Lecture Notes: Wave-Particle Duality and the de Broglie Hypothesis

Introduction

• Early 20th-century physics faced challenges in explaining light's behavior.
• Light, traditionally considered a wave, exhibited particle-like attributes in certain experiments.

Key Experiments and Concepts

Photoelectric Effect

• Experiment: Light shining on a metal surface knocks electrons out if the light has sufficient energy.
• Challenge: Wave mechanics couldn't accurately describe this effect.
• Einstein's Contribution: Proposed light delivers energy in discrete packets (quanta).
• Outcome: Energy given in packets (Planck’s constant ( h ) multiplied by the frequency ( f )). All or no energy given to electrons.

Double-Slit Experiment

• Phenomenon: Light passing through two slits creates an interference pattern typical of waves.
• Conclusion: Light exhibits wave-like behavior through diffraction and interference patterns.

Wave-Particle Duality

• Resolution: Light displays both particle-like and wave-like properties depending on the experiment.

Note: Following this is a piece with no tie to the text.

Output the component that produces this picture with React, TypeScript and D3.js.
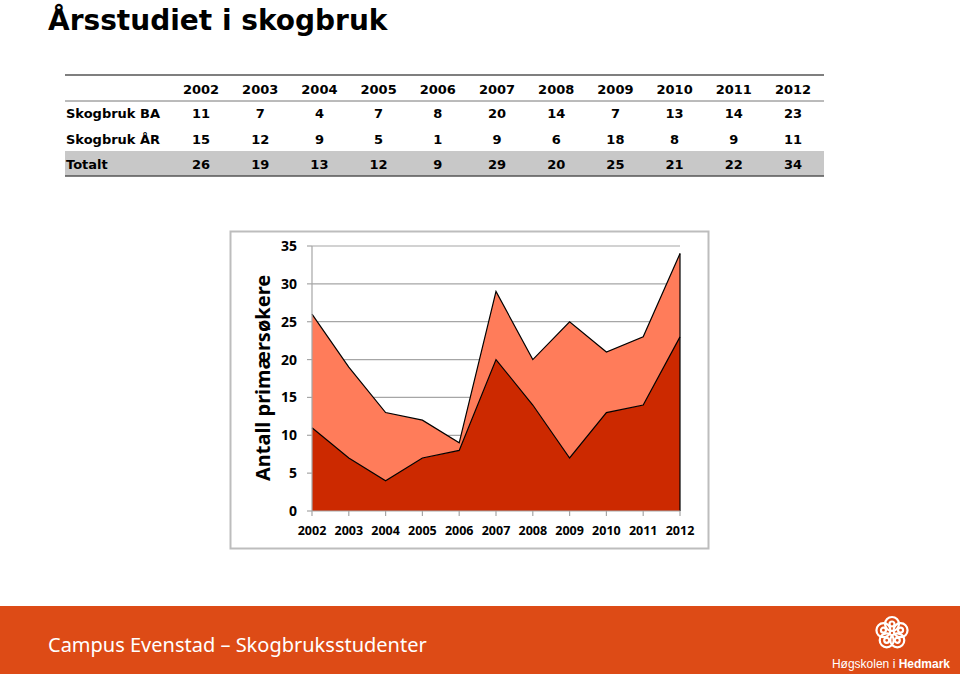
import React from "react";
import * as d3 from "d3";

const years = ["2002", "2003", "2004", "2005", "2006", "2007", "2008", "2009", "2010", "2011", "2012"];
const skogbrukBA = [11, 7, 4, 7, 8, 20, 14, 7, 13, 14, 23];
const skogbrukAR = [15, 12, 9, 5, 1, 9, 6, 18, 8, 9, 11];
const totalt = [26, 19, 13, 12, 9, 29, 20, 25, 21, 22, 34];
const rowLabels = ["Skogbruk BA", "Skogbruk ÅR", "Totalt"];
const yTicks = [0, 5, 10, 15, 20, 25, 30, 35];

const W = 960;
const H = 674;

export default function App() {
  // table
  const colX = d3.scalePoint<string>().domain(years).range([201, 793]);
  const rows = [skogbrukBA, skogbrukAR, totalt];
  const rowY = [113, 139, 164];
  const tableFont = "Verdana, 'DejaVu Sans', sans-serif";

  // chart
  const x = d3.scalePoint<string>().domain(years).range([312, 680]);
  const y = d3.scaleLinear().domain([0, 35]).range([511, 246]);
  const data = years.map((yr, i) => ({ year: yr, ba: skogbrukBA[i], ar: skogbrukAR[i] }));
  const stack = d3.stack<any>().keys(["ba", "ar"]);
  const series = stack(data);
  const area = d3
    .area<any>()
    .x((d) => x(d.data.year) as number)
    .y0((d) => y(d[0]))
    .y1((d) => y(d[1]));
  const line = d3
    .line<any>()
    .x((d) => x(d.data.year) as number)
    .y((d) => y(d[1]));
  const colors = ["#CC2900", "#FF7C5A"];
  const chartFont = "'Noto Sans', 'Open Sans', sans-serif";

  return (
    <div style={{ position: "fixed", left: 0, top: 0, width: W, height: H, background: "#fff" }}>
      <svg width={W} height={H} style={{ display: "block" }}>
        {/* Title */}
        <text x={48} y={30} fontFamily={tableFont} fontWeight="bold" fontSize={28} fill="#000">
          Årsstudiet i skogbruk
        </text>

        {/* Table */}
        <rect x={65} y={151} width={759} height={25} fill="#C8C8C8" />
        <line x1={65} x2={824} y1={75} y2={75} stroke="#555" strokeWidth={1.5} />
        <line x1={65} x2={824} y1={101} y2={101} stroke="#777" strokeWidth={1} />
        <line x1={65} x2={824} y1={176} y2={176} stroke="#555" strokeWidth={1.5} />
        {years.map((yr) => (
          <text key={yr} x={colX(yr)} y={94} textAnchor="middle" fontFamily={tableFont} fontWeight="bold" fontSize={13} fill="#000">
            {yr}
          </text>
        ))}
        {rows.map((r, ri) => (
          <g key={ri}>
            <text x={66} y={rowY[ri] + 5} fontFamily={tableFont} fontWeight="bold" fontSize={13} fill="#000">
              {rowLabels[ri]}
            </text>
            {r.map((v, ci) => (
              <text key={ci} x={colX(years[ci])} y={rowY[ri] + 5} textAnchor="middle" fontFamily={tableFont} fontWeight="bold" fontSize={13} fill="#000">
                {v}
              </text>
            ))}
          </g>
        ))}

        {/* Chart frame */}
        <rect x={230.5} y={231.5} width={478} height={317} fill="#fff" stroke="#BDBDBD" strokeWidth={2} />

        {/* gridlines */}
        {yTicks.slice(1).map((t) => (
          <line key={t} x1={312} x2={680} y1={y(t)} y2={y(t)} stroke="#A6A6A6" strokeWidth={1.2} />
        ))}

        {/* areas */}
        {series.map((s, i) => (
          <path key={s.key} d={area(s as any) || ""} fill={colors[i]} />
        ))}
        {series.map((s) => (
          <path key={"l" + s.key} d={line(s as any) || ""} fill="none" stroke="#000" strokeWidth={1.2} />
        ))}
        {/* right edge of areas */}
        <line x1={680} x2={680} y1={y(0)} y2={y(totalt[totalt.length - 1])} stroke="#000" strokeWidth={1.2} />

        {/* y axis */}
        <line x1={312} x2={312} y1={y(0)} y2={y(35)} stroke="#A6A6A6" strokeWidth={1.2} />
        {yTicks.map((t) => (
          <g key={t}>
            <line x1={307} x2={312} y1={y(t)} y2={y(t)} stroke="#A6A6A6" strokeWidth={1.2} />
            <text x={297} y={y(t) + 5} textAnchor="end" fontFamily={chartFont} fontWeight="bold" fontSize={14} fill="#000">
              {t}
            </text>
          </g>
        ))}

        {/* x axis */}
        <line x1={312} x2={680} y1={y(0)} y2={y(0)} stroke="#A6A6A6" strokeWidth={1.2} />
        {years.map((yr) => (
          <g key={yr}>
            <line x1={x(yr)} x2={x(yr)} y1={y(0)} y2={y(0) + 5} stroke="#A6A6A6" strokeWidth={1.2} />
            <text x={x(yr)} y={535} textAnchor="middle" fontFamily={chartFont} fontWeight="bold" fontSize={12.5} fill="#000">
              {yr}
            </text>
          </g>
        ))}

        {/* y title */}
        <text
          transform={`translate(270, 378) rotate(-90)`}
          textAnchor="middle"
          fontFamily={chartFont}
          fontWeight="bold"
          fontSize={20}
          fill="#000"
        >
          Antall primærsøkere
        </text>

        {/* Footer */}
        <rect x={0} y={606} width={W} height={68} fill="#DD4B16" />
        <text x={48} y={652} fontFamily="'Noto Sans', sans-serif" fontSize={20} fill="#fff">
          Campus Evenstad – Skogbruksstudenter
        </text>
        <g transform="translate(892, 633)" fill="none" stroke="#fff" strokeWidth={2.2}>
          {[0, 1, 2, 3, 4].map((k) => {
            const a = (k * 72 - 90) * (Math.PI / 180);
            return <circle key={k} cx={Math.cos(a) * 9} cy={Math.sin(a) * 9} r={7} />;
          })}
          {[0, 1, 2, 3, 4].map((k) => {
            const a = (k * 72 - 90) * (Math.PI / 180);
            return <circle key={"i" + k} cx={Math.cos(a) * 9} cy={Math.sin(a) * 9} r={2.5} />;
          })}
        </g>
        <text x={950} y={668} textAnchor="end" fontFamily="'Liberation Sans', Arial, sans-serif" fontSize={12} fill="#fff">
          Høgskolen i <tspan fontWeight="bold">Hedmark</tspan>
        </text>
      </svg>
    </div>
  );
}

Louis de Broglie's Hypothesis (1924)

• Proposition: Just as light (a wave) acts like a particle, electrons (particles) might behave like waves.
• De Broglie Wavelength: ( \lambda = \frac{h}{p} )
  • ( \lambda ): Wavelength of the electron.
  • ( h ): Planck's constant (( 6.626 \times 10^{-34} ) Js).
  • ( p ): Momentum of the electron.

Rationale

• Planck’s Constant: Chosen because it relates to light's behavior as waves.
• Photon Momentum: Despite light having no mass, momentum can be defined using special relativity: [ E^2 = (m_0 c^2)^2 + (pc)^2 ]
  • For light, rest mass ( m_0 = 0 ), simplifying relationships in quantum mechanics.

Testing de Broglie's Hypothesis

Davisson-Germer Experiment

• Method: Electrons directed through a double slit.
• Outcome: Displayed diffraction patterns (wave-like behavior), confirming de Broglie's hypothesis.
• Significance: Demonstrated matter particles like electrons have wave-like properties.

Impact and Legacy

• Synthesis: Unified the understanding of matter and light in physics.
• Influence: De Broglie's ideas paved the way for Schrödinger's advancements in quantum mechanics.
• Nobel Prize: Awarded to de Broglie for his revolutionary hypothesis.

Summary

• Light and electrons exhibit both wave-like and particle-like properties.
• The de Broglie wavelength ( \lambda = \frac{h}{p} ) applicable for matter particles.
• Significant experiments validate the wave properties of electrons, supporting quantum mechanical models.

Further Reading

• Louis de Broglie's original paper is highly recommended for its insights and foundational influence on modern quantum mechanics.